Development of composites from titanate nanotubes, layered double hydroxides, and oyster shells for the enhanced removal of methylene blue, acid red 1, and congo red from aqueous solutions

Abstract

The composite adsorbent derived from titanate nanotubes (TNTs), layered double hydroxides (LDHs) and oyster shell (OS) were used to removal cationic and anionic dyes. Scanning electron microscopy confirmed the successful integration of TNTs, LDHs, and OS, displaying distinct rod-like and hexagonal structures, as well as a rough surface. Energy dispersive spectroscopy identified essential elements such as calcium, sodium, oxygen, titanium, and aluminum, critical for the composite’s functionality. X-ray diffraction revealed characteristic peaks corresponding to anatase-phase titanium dioxide, LDHs, and calcium carbonate, validating TLO’s structural integrity. Fourier-transform infrared spectroscopy detected functional groups vital for adsorption, including OH-, Ti-O, and Ca-O bonds.

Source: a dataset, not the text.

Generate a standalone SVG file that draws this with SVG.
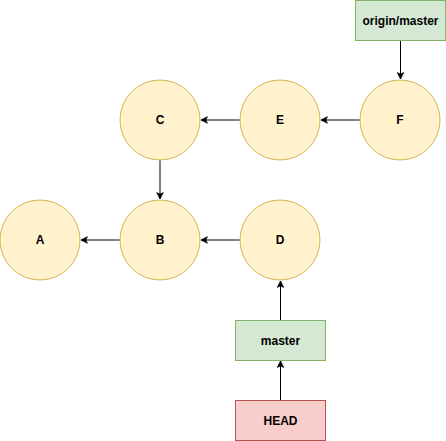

BET surface area analysis (BET) showed a significantly larger surface area of 82.11 m²/g for TLO compared to its individual components, enhancing its adsorption capacity. Zeta potential analysis demonstrated a variable surface charge across a range of pH values, enabling TLO to effectively adsorb both cationic and anionic pollutants. Methylene blue, acid red 1, and congo red, in pH 3 to 9 solutions, showed high capacities, with maximum values of 1111 mg/g for methylene blue, 357 mg/g for acid red 1, and 192 mg/g for congo red. These results highlight TLO’s strong electrostatic attraction and ion exchange for cationic dyes, and surface precipitation for anionic dyes, particularly in neutral to alkaline environments. TLO is regarded as an effective material for advanced wastewater treatment.